More than 200 demonstrators gathered on Thursday to denounce the shooting in a protest organized by the Black Lives Matter movement. The protests were orderly, and police even allowed a group of demonstrators to march up an entrance ramp to an interstate highway at the height of rush hour and block traffic.

Organizers described shooting deaths of black people by police as disturbingly commonplace.

“Like any compassionate person, I was horrified by the death of a young Sacramento man who we later found out had two kids,” Mayor Darrell Steinberg said at a news conference. “What was my reaction? It was horrible.”

Protesters marched into the city hall lobby shouting, “It’s a phone, not a gun” and demanded a meeting with the police chief.

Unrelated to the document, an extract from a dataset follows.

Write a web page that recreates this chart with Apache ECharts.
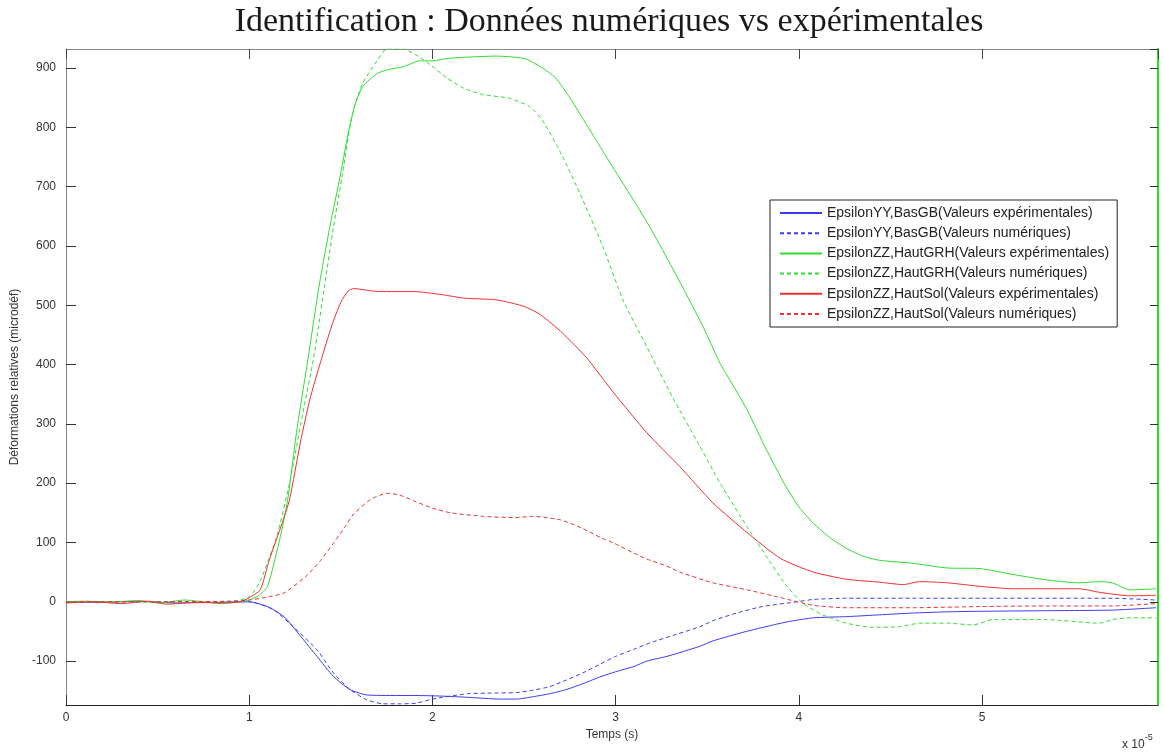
<!DOCTYPE html>
<html>
<head>
<meta charset="utf-8">
<script src="https://cdn.jsdelivr.net/npm/echarts@6/dist/echarts.min.js"></script>
<style>
html,body{margin:0;padding:0;background:#fff;}
#chart{width:1164px;height:752px;}
</style>
</head>
<body>
<div id="chart"></div>
<script>
// ---- Data (x in units of 1e-5 s, y in microdef) ----
var titleText = 'Identification : Données numériques vs expérimentales';
var xName = 'Temps (s)';
var yName = 'Déformations relatives (microdéf)';
var xTicks = [0, 1, 2, 3, 4, 5];
var yTicks = [-100, 0, 100, 200, 300, 400, 500, 600, 700, 800, 900];
var seriesNames = [
  'EpsilonYY,BasGB(Valeurs expérimentales)',
  'EpsilonYY,BasGB(Valeurs numériques)',
  'EpsilonZZ,HautGRH(Valeurs expérimentales)',
  'EpsilonZZ,HautGRH(Valeurs numériques)',
  'EpsilonZZ,HautSol(Valeurs expérimentales)',
  'EpsilonZZ,HautSol(Valeurs numériques)'
];

var yyBasExp = [[0,0],[0.2,-1],[0.4,1],[0.6,-2],[0.8,-1],[0.95,0],[1.0,0],[1.1,-8],[1.19,-25],[1.28,-58],[1.37,-92],[1.46,-126],[1.55,-148],[1.64,-157],[1.8,-158],[1.91,-158],[2.05,-159],[2.19,-161],[2.37,-164],[2.46,-164],[2.55,-160],[2.64,-155],[2.73,-148],[2.83,-137],[2.92,-126],[3.0,-118],[3.10,-109],[3.17,-100],[3.28,-92],[3.46,-75],[3.53,-66],[3.7,-51],[3.86,-39],[3.95,-33],[4.08,-27],[4.26,-25],[4.44,-22],[4.62,-19],[4.8,-17],[4.99,-16],[5.35,-15],[5.71,-14],[5.95,-10]];

var yyBasNum = [[0,0],[0.5,0],[1.0,0],[1.13,-13],[1.24,-42],[1.37,-81],[1.46,-120],[1.55,-148],[1.64,-165],[1.73,-172],[1.82,-172],[1.91,-171],[2.0,-164],[2.19,-155],[2.3,-154],[2.46,-153],[2.55,-149],[2.64,-143],[2.73,-132],[2.82,-120],[2.91,-106],[3.0,-92],[3.1,-80],[3.19,-69],[3.33,-55],[3.46,-42],[3.53,-32],[3.66,-19],[3.8,-8],[3.99,0],[4.08,4],[4.26,6],[4.62,6],[5.0,6],[5.71,6],[5.95,3]];

var zzGrhExp = [[0,0],[0.1,1],[0.25,0],[0.4,2],[0.5,-2],[0.65,3],[0.75,0],[0.85,-3],[0.95,0],[1.0,3],[1.05,10],[1.1,26],[1.17,110],[1.21,172],[1.26,290],[1.32,408],[1.38,530],[1.44,632],[1.50,723],[1.54,790],[1.58,841],[1.62,869],[1.70,891],[1.77,898],[1.84,902],[1.93,912],[2.0,912],[2.08,916],[2.17,918],[2.35,920],[2.50,916],[2.59,902],[2.67,884],[2.75,850],[2.82,815],[2.91,770],[3.0,725],[3.10,676],[3.19,630],[3.29,574],[3.39,516],[3.48,462],[3.57,402],[3.65,360],[3.72,322],[3.82,258],[3.93,194],[4.0,160],[4.08,132],[4.17,108],[4.26,90],[4.35,77],[4.44,70],[4.62,65],[4.81,57],[4.99,56],[5.17,46],[5.35,37],[5.53,32],[5.64,34],[5.71,32],[5.81,20],[5.95,22]];

var zzGrhNum = [[0,0],[0.5,0],[0.9,1],[1.0,8],[1.06,35],[1.15,110],[1.22,200],[1.30,330],[1.35,408],[1.41,530],[1.46,632],[1.51,723],[1.56,818],[1.62,875],[1.70,913],[1.75,932],[1.84,932],[1.91,922],[1.99,905],[2.08,883],[2.17,866],[2.28,855],[2.42,849],[2.53,835],[2.60,812],[2.71,751],[2.82,678],[2.93,599],[3.04,509],[3.17,430],[3.31,345],[3.46,262],[3.57,200],[3.72,125],[3.82,78],[3.93,28],[4.02,-2],[4.13,-22],[4.26,-36],[4.40,-43],[4.55,-42],[4.66,-36],[4.81,-36],[4.95,-39],[5.06,-30],[5.35,-30],[5.64,-36],[5.71,-30],[5.81,-27],[5.95,-27]];

var zzSolExp = [[0,-2],[0.15,0],[0.3,-3],[0.45,1],[0.55,-4],[0.7,-1],[0.85,-2],[0.95,0],[1.0,7],[1.06,20],[1.11,71],[1.18,133],[1.22,172],[1.28,270],[1.33,340],[1.39,405],[1.45,465],[1.50,505],[1.54,524],[1.57,528],[1.71,523],[1.90,523],[2.05,518],[2.17,512],[2.35,509],[2.50,498],[2.59,484],[2.71,453],[2.84,412],[2.99,352],[3.17,285],[3.35,228],[3.53,167],[3.72,116],[3.90,73],[4.08,50],[4.26,38],[4.44,33],[4.57,29],[4.66,34],[4.81,32],[4.99,26],[5.17,22],[5.35,22],[5.53,22],[5.64,16],[5.81,10],[5.95,11]];

var zzSolNum = [[0,0],[0.5,0],[0.9,1],[1.0,3],[1.1,8],[1.19,15],[1.31,43],[1.39,70],[1.46,99],[1.52,125],[1.57,148],[1.66,172],[1.75,183],[1.82,180],[1.9,170],[2.0,158],[2.1,150],[2.28,144],[2.45,142],[2.55,144],[2.62,142],[2.70,138],[2.81,125],[2.92,108],[2.99,99],[3.10,82],[3.17,72],[3.28,60],[3.35,50],[3.53,32],[3.72,20],[3.90,7],[4.08,-6],[4.26,-10],[4.62,-10],[4.99,-8],[5.35,-7],[5.71,-7],[5.95,-3]];

var seriesData = [yyBasExp, yyBasNum, zzGrhExp, zzGrhNum, zzSolExp, zzSolNum];
var seriesColors = ['#3b3bf2', '#3b3bf2', '#2fdc2f', '#2fdc2f', '#f03030', '#f03030'];
var seriesDashed = [false, true, false, true, false, true];

var xMin = 0, xMax = 5.96;
var yMin = -174, yMax = 932;

// ---- Chart ----
var chart = echarts.init(document.getElementById('chart'), null, {renderer: 'canvas'});
var font = 'Liberation Sans, Arial, sans-serif';

var series = seriesData.map(function (d, i) {
  return {
    name: seriesNames[i],
    type: 'line',
    data: d,
    xAxisIndex: 0,
    yAxisIndex: 0,
    symbol: 'none',
    showSymbol: false,
    smooth: 0.2,
    lineStyle: {color: seriesColors[i], width: 1, type: seriesDashed[i] ? [4, 3] : 'solid'},
    itemStyle: {color: seriesColors[i]},
    emphasis: {disabled: true},
    z: 3
  };
});

var option = {
  animation: false,
  backgroundColor: '#ffffff',
  grid: {left: 66, right: 6, top: 49, bottom: 47, containLabel: false},
  graphic: [
    {type: 'text', x: 609, y: 5, style: {text: titleText, font: '34px "Liberation Serif", "DejaVu Serif", serif', fill: '#1a1a1a', align: 'center', verticalAlign: 'top'}},
    {type: 'text', x: 1122, y: 733, style: {
      text: '{a|x 10}{b|-5}',
      rich: {a: {fontSize: 12, fontFamily: font, fill: '#333', verticalAlign: 'bottom', padding: [6, 0, 0, 0]}, b: {fontSize: 9, fontFamily: font, fill: '#333', verticalAlign: 'top'}}
    }}
  ],
  legend: {
    orient: 'vertical',
    left: 770,
    top: 200,
    padding: [6, 8, 6, 9],
    itemWidth: 42,
    itemHeight: 14,
    itemGap: 6.2,
    backgroundColor: '#ffffff',
    borderColor: '#222',
    borderWidth: 1,
    borderRadius: 0,
    itemStyle: {opacity: 0, borderWidth: 0},
    textStyle: {fontFamily: font, fontSize: 14, color: '#222'},
    selectedMode: false,
    data: seriesNames
  },
  xAxis: [
    {
      type: 'value', position: 'bottom', min: xMin, max: xMax,
      minInterval: 1, maxInterval: 1,
      name: xName, nameLocation: 'middle', nameGap: 24,
      nameTextStyle: {fontFamily: font, fontSize: 12, color: '#333'},
      axisLine: {show: true, onZero: false, lineStyle: {color: '#222', width: 1}},
      axisTick: {show: true, inside: true, length: 10, lineStyle: {color: '#333'}},
      axisLabel: {show: true, showMaxLabel: false, margin: 7, fontFamily: font, fontSize: 12, color: '#333',
        formatter: function (v) { return xTicks.indexOf(v) >= 0 ? String(v) : ''; }},
      splitLine: {show: false}
    },
    {
      type: 'value', position: 'top', min: xMin, max: xMax,
      minInterval: 1, maxInterval: 1,
      axisLine: {show: true, onZero: false, lineStyle: {color: '#888', width: 1}},
      axisTick: {show: true, inside: true, length: 10, lineStyle: {color: '#444'}},
      axisLabel: {show: false},
      splitLine: {show: false}
    }
  ],
  yAxis: [
    {
      type: 'value', position: 'left', min: yMin, max: yMax,
      minInterval: 100, maxInterval: 100,
      name: yName, nameLocation: 'middle', nameGap: 43, nameRotate: 90,
      nameTextStyle: {fontFamily: font, fontSize: 12, color: '#333'},
      axisLine: {show: true, onZero: false, lineStyle: {color: '#888', width: 1}},
      axisTick: {show: true, inside: true, length: 10, lineStyle: {color: '#333'}},
      axisLabel: {show: true, showMinLabel: false, showMaxLabel: false, margin: 10, fontFamily: font, fontSize: 12, color: '#333',
        formatter: function (v) { return yTicks.indexOf(v) >= 0 ? String(v) : ''; }},
      splitLine: {show: false}
    },
    {
      type: 'value', position: 'right', min: yMin, max: yMax,
      minInterval: 100, maxInterval: 100,
      axisLine: {show: true, onZero: false, lineStyle: {color: '#22e622', width: 2}},
      axisTick: {show: true, inside: true, length: 8, lineStyle: {color: '#333'}},
      axisLabel: {show: false},
      splitLine: {show: false}
    }
  ],
  series: series
};
chart.setOption(option);
</script>
</body>
</html>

“I have four grandbabies who are black, and I don’t want them taken,” said protester Tami Collins, 47, who is white.

The Clark shooting was the latest in a series of killings of unarmed black men by police across the United Stated since 2014 that has sparked a national debate about racial bias in the criminal justice system and the use of lethal force.

In Sacramento, police said in a statement that Sunday’s shooting occurred when officers responded to a report that someone had broken car windows in a residential area. Police later found at least three damaged vehicles.

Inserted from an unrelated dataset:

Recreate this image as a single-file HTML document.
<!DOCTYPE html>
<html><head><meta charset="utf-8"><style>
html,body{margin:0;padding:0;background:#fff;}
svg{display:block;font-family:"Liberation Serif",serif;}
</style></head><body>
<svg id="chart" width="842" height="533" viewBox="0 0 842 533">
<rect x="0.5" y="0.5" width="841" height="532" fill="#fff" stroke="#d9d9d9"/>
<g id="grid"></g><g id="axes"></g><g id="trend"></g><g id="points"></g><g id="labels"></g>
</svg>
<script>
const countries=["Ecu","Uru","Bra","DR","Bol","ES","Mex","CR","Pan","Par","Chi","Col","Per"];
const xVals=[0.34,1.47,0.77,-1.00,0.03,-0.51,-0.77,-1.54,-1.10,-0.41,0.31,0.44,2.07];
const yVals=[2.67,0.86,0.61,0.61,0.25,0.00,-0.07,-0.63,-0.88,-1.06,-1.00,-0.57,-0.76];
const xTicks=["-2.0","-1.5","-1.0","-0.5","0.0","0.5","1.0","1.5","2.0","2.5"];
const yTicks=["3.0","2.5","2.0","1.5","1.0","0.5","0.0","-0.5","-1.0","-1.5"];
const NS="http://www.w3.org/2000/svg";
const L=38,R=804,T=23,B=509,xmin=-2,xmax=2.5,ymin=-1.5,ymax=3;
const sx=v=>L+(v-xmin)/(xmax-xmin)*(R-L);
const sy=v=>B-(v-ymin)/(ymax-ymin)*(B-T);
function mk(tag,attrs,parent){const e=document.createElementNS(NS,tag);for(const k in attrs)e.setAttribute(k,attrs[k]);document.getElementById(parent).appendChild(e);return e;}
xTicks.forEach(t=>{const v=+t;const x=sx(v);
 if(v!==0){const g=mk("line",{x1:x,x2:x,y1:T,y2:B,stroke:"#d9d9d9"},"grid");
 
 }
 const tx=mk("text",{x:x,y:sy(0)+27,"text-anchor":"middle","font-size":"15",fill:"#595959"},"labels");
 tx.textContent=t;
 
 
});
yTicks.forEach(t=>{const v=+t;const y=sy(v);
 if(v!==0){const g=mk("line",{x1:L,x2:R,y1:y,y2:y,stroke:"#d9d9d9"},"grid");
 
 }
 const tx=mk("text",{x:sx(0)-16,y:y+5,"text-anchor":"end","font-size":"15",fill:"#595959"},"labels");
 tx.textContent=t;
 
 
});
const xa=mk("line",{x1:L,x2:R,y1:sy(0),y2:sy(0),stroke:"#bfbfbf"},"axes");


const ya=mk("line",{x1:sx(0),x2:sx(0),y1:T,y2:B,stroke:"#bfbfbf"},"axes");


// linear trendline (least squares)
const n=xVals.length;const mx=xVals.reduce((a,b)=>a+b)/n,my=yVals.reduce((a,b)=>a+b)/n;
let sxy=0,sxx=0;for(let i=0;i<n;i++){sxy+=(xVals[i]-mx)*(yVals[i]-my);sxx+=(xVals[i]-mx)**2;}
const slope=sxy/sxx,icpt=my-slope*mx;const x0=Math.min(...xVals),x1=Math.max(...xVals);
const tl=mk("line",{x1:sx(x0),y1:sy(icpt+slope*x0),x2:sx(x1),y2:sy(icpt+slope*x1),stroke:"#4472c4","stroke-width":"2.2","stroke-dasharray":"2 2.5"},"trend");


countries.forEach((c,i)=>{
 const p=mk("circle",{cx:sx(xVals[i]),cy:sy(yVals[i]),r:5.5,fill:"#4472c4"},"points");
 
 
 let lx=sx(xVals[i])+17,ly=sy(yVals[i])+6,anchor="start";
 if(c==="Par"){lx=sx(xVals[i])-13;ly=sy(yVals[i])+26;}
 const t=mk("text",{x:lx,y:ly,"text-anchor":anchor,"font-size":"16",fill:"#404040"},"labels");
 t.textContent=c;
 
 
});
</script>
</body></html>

Deputies in a Sacramento County Sheriff’s Department helicopter saw a suspect shatter the sliding glass door of a house and then jump a fence to enter the yard of another house, police said.

Police released infrared video from the helicopter that showed the man hopping the fence.

Other video from police body cameras shows two officers run after Clark with their flashlights and turn the corner of a house to face him in the backyard, yelling: “Show me your hands” and “gun” before they shoot him.

The officers had seen Clark “advance forward with his arms extended and holding an object,” which they believed was a gun, before they opened fire 20 times, police said.

Officers then waited five minutes, until backup arrived, before approaching Clark to help him, police said.

After the shooting, investigators found a cell phone near Clark but no firearm, police said.

The mayor said the city will review police protocol for aiding a person who is lying still.

The shooting was in the backyard of Clark’s grandparents’ home, where he had been staying, according to the Sacramento Bee newspaper, which spoke to his relatives.

The Sacramento County District Attorney’s Office was investigating the shooting.